Dépôts fait dans un organisme bancaire et que l'on peut retirer à tout moment, sans contrainte de délai (au contraire du dépôt à terme).

Agents économiques  :

Les agents économiques sont les personnes physiques ou morales participant à l’activité économique, via la production, la consommation ou l’échange de biens et services.
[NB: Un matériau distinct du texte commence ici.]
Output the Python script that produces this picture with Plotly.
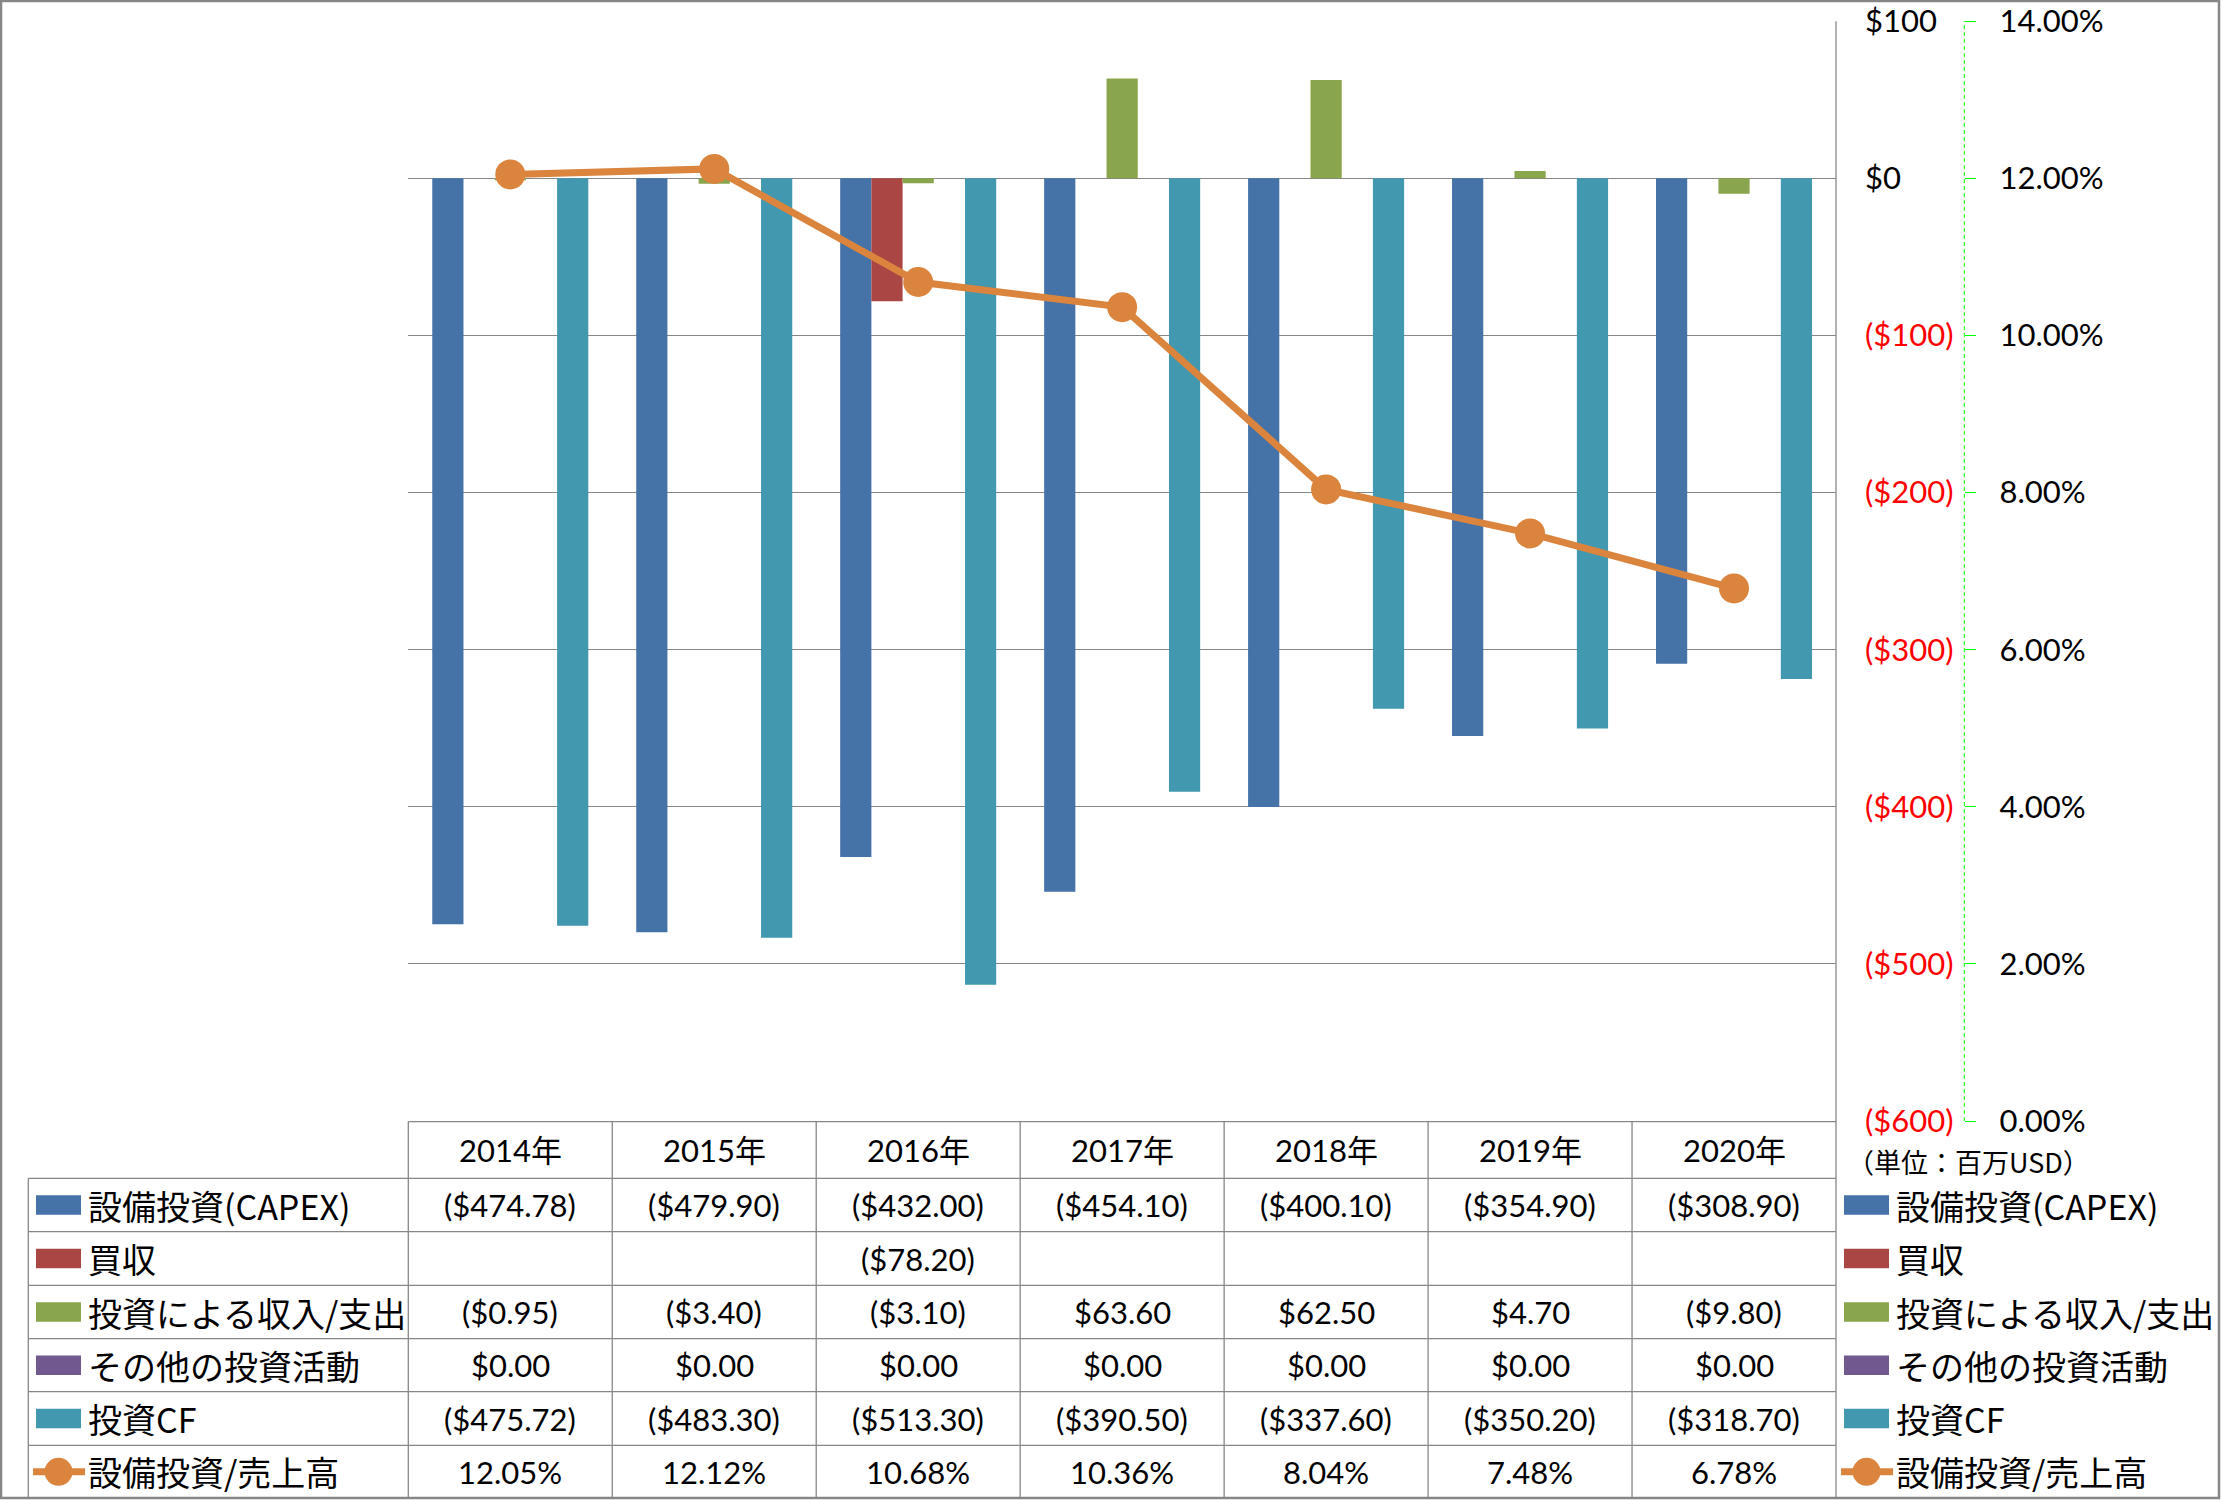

Sont ici distingués : les entreprises, les ménages, les collectivités locales et les autres agents.

Taux de créances douteuses   :

Le taux de créances douteuses est le rapport entre l’encours de crédits douteux et l’encours de crédit total.

Point de base  :

Le point de base est une unité de mesure utilisée pour exprimer une variation précise d’un taux d’intérêt. Il équivaut à 0,01 %.